When Steve Smith first got into the wine business, he could count the number of licensed Colorado wineries on one hand. More than 30 years later, he'd need a lot more hands.

Smith, founder and owner of Palisade's Grande River Vineyards, has played a big role in shaping the state's wine industry including helping write the Colorado Wine Industry Development Act in the early 1990s. But after 33 years growing grapes and making wine, he's ready to retire.

Smith, 67, recently listed his 5-acre vineyard and the business for sale for $3.99 million. He'd be willing to sell an additional 5 acres next to the property if a buyer is interested. His hope is to sell the business and vineyard to a younger person or family who wants to keep it running. The property is listed through Fruit & Wine Real Estate in Palisade.

"The time is right. I've been at it 33 years," he said. "It's a good time to try and find someone who might want to carry it on."

Grande River Vineyards was the fifth winery to receive a license in Colorado. There were only three when Smith first started planting grapes, he said. Today, there are about 150. Smith started growing on a piece of foreclosed land he purchased on Orchard Mesa, but he now has a prominent spot just off Interstate 70 at 787 N. Elberta Ave.

"It's a well-known and respected winery," said Tammy Craig, owner and broker at Fruit & Wine Real Estate.

Smith calls his business a small winery — it produces about 5,000 cases per year — but it is one of the bigger ones in Colorado. At one point, he grew the most grapes in the state. But he later downsized, selling some of his acreage to local fruit growers.

Colorado Wine Industry Executive Director Doug Caskey remembers when Smith first came into the business and said the vineyard has been an important one in Colorado as the wine industry has grown.

"I think it's been one of the most high profile, partially due to location. But also, it's been one of the real advocates for establishing Colorado as a legitimate wine industry," Caskey said. "(Smith) really added a whole new level of credibility to the industry."

Caskey said Smith was also a big advocate for growing grapes in the region and showing the quality of product Colorado could grow.

"Steve really was one of the instrumental early pioneers of the industry," he said. "I wouldn't have a job if it wasn't for Steve Smith."

Smith has worked in the oil and gas industry and first started making wine with friends. After an early batch turned out well, he started planting grapes and taking it more seriously. Even still, he's kept his foot in the oil and gas industry in addition to making wine.

"It's a second career for me, but it's been very consuming," Smith said of the wine business.

He finished the Grande River Vineyards winery building in 1994 and has built the business into one that brings in people from all over. It also hosts several events throughout the year.

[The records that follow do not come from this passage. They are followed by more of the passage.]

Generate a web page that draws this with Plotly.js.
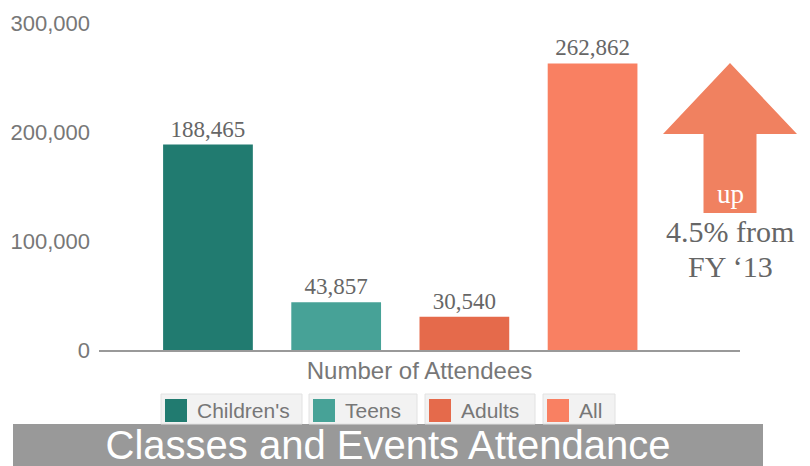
<!DOCTYPE html>
<html>
<head>
<meta charset="utf-8">
<script src="https://cdn.plot.ly/plotly-3.0.1.min.js"></script>
<style>html,body{margin:0;padding:0;background:#fff;}#chart{width:810px;height:466px;}</style>
</head>
<body>
<div id="chart"></div>
<script>
// ---- data ----
const categories = ["Children's", "Teens", "Adults", "All"];
const values = [188465, 43857, 30540, 262862];
const colors = ["#217b70", "#47a297", "#e56a4b", "#f98062"];
const groupLabel = "Number of Attendees";
const yTicks = [0, 100000, 200000, 300000];
const chartTitle = "Classes and Events Attendance";
const noteUp = "up";
const noteLines = ["4.5% from", "FY \u201813"];

// ---- layout helpers (pixel -> paper) ----
const W = 810, H = 466;
const M = {l: 99, r: 70, t: 23, b: 116};
const PW = W - M.l - M.r, PH = H - M.t - M.b;
const px = x => (x - M.l) / PW;
const py = y => (H - M.b - y) / PH;

const traces = categories.map((c, i) => ({
  type: 'bar',
  name: c,
  x: [groupLabel],
  y: [values[i]],
  marker: {color: colors[i]},
  text: [values[i].toLocaleString('en-US')],
  textposition: 'outside',
  textfont: {family: 'Liberation Serif, serif', size: 23, color: '#666666'},
  cliponaxis: false,
  hoverinfo: 'none',
  showlegend: false
}));

const shapes = [];
const annotations = [];

// title bar
shapes.push({type: 'rect', xref: 'paper', yref: 'paper', layer: 'below',
  x0: px(13), x1: px(763), y0: py(466), y1: py(424),
  fillcolor: '#999999', line: {width: 0}});

// arrow
const arrowPath = 'M' + px(730) + ',' + py(63) +
  ' L' + px(797) + ',' + py(134) +
  ' L' + px(756.5) + ',' + py(134) +
  ' L' + px(756.5) + ',' + py(213) +
  ' L' + px(703.5) + ',' + py(213) +
  ' L' + px(703.5) + ',' + py(134) +
  ' L' + px(663) + ',' + py(134) + ' Z';
shapes.push({type: 'path', xref: 'paper', yref: 'paper', path: arrowPath,
  fillcolor: '#f08160', line: {width: 0}});
annotations.push({xref: 'paper', yref: 'paper', x: px(730), y: py(194), text: noteUp,
  showarrow: false, font: {family: 'Liberation Serif, serif', size: 27, color: '#ffffff'},
  xanchor: 'center', yanchor: 'middle'});
noteLines.forEach((t, i) => annotations.push({xref: 'paper', yref: 'paper', x: px(730),
  y: py(231 + i * 35), text: t, showarrow: false,
  font: {family: 'Liberation Serif, serif', size: 30, color: '#666666'},
  xanchor: 'center', yanchor: 'middle'}));

// legend boxes (manual)
const legBoxes = [[161, 302], [309, 417], [425, 535], [543, 615]];
categories.forEach((c, i) => {
  const [b0, b1] = legBoxes[i];
  shapes.push({type: 'rect', xref: 'paper', yref: 'paper', layer: 'below',
    x0: px(b0), x1: px(b1), y0: py(424), y1: py(394),
    fillcolor: '#f2f2f2', line: {color: '#e2e2e2', width: 1}});
  shapes.push({type: 'rect', xref: 'paper', yref: 'paper',
    x0: px(b0 + 4), x1: px(b0 + 26), y0: py(422), y1: py(399),
    fillcolor: colors[i], line: {width: 0}});
  annotations.push({xref: 'paper', yref: 'paper', x: px(b0 + 34), y: py(410.5), text: c,
    showarrow: false, xanchor: 'left', yanchor: 'middle',
    font: {family: 'Liberation Sans, Arial, sans-serif', size: 21, color: '#777777'}});
});

const layout = {
  width: W, height: H,
  margin: M,
  paper_bgcolor: '#ffffff', plot_bgcolor: '#ffffff',
  showlegend: false,
  barmode: 'group', bargap: 0.2, bargroupgap: 0.3,
  title: {text: chartTitle, x: 388 / W, xanchor: 'center', y: 1 - 445 / H, yanchor: 'middle',
    font: {family: 'Liberation Sans, Arial, sans-serif', size: 40, color: '#ffffff'}},
  xaxis: {type: 'category', range: [-0.47, 0.53], showticklabels: false, ticks: '',
    showline: true, linecolor: '#999999', linewidth: 2, showgrid: false, zeroline: false,
    fixedrange: true,
    title: {text: groupLabel, standoff: 11,
      font: {family: 'Liberation Sans, Arial, sans-serif', size: 24, color: '#777777'}}},
  yaxis: {range: [0, 300000], tickvals: yTicks, tickformat: ',', showgrid: false,
    zeroline: false, showline: false, ticks: '', ticklabelstandoff: 8,
    tickfont: {family: 'Liberation Sans, Arial, sans-serif', size: 22, color: '#777777'}},
  shapes: shapes,
  annotations: annotations,
  font: {family: 'Liberation Sans, Arial, sans-serif'}
};

Plotly.newPlot('chart', traces, layout, {staticPlot: true, displayModeBar: false});
</script>
</body>
</html>
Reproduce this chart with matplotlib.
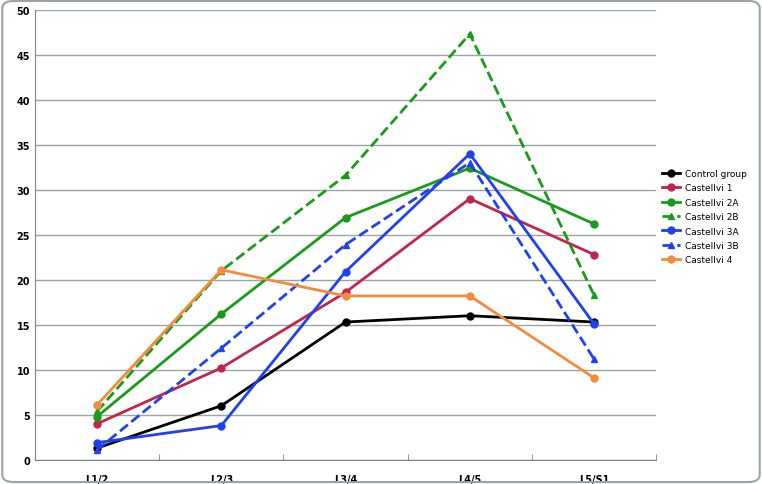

With all of his success over the past 33 years, Smith said he's mostly glad to have seen the industry become what it is today.

"One of the more rewarding parts of my efforts in this is watching the growth of the Colorado wine industry," he said.

Caskey said he's sad to see Smith leave the business, but he said his legacy in the industry will endure for generations.

"Steve may be moving on to bigger and better things, but he will still be here in our hearts and in several bottles in my cellar," Caskey said.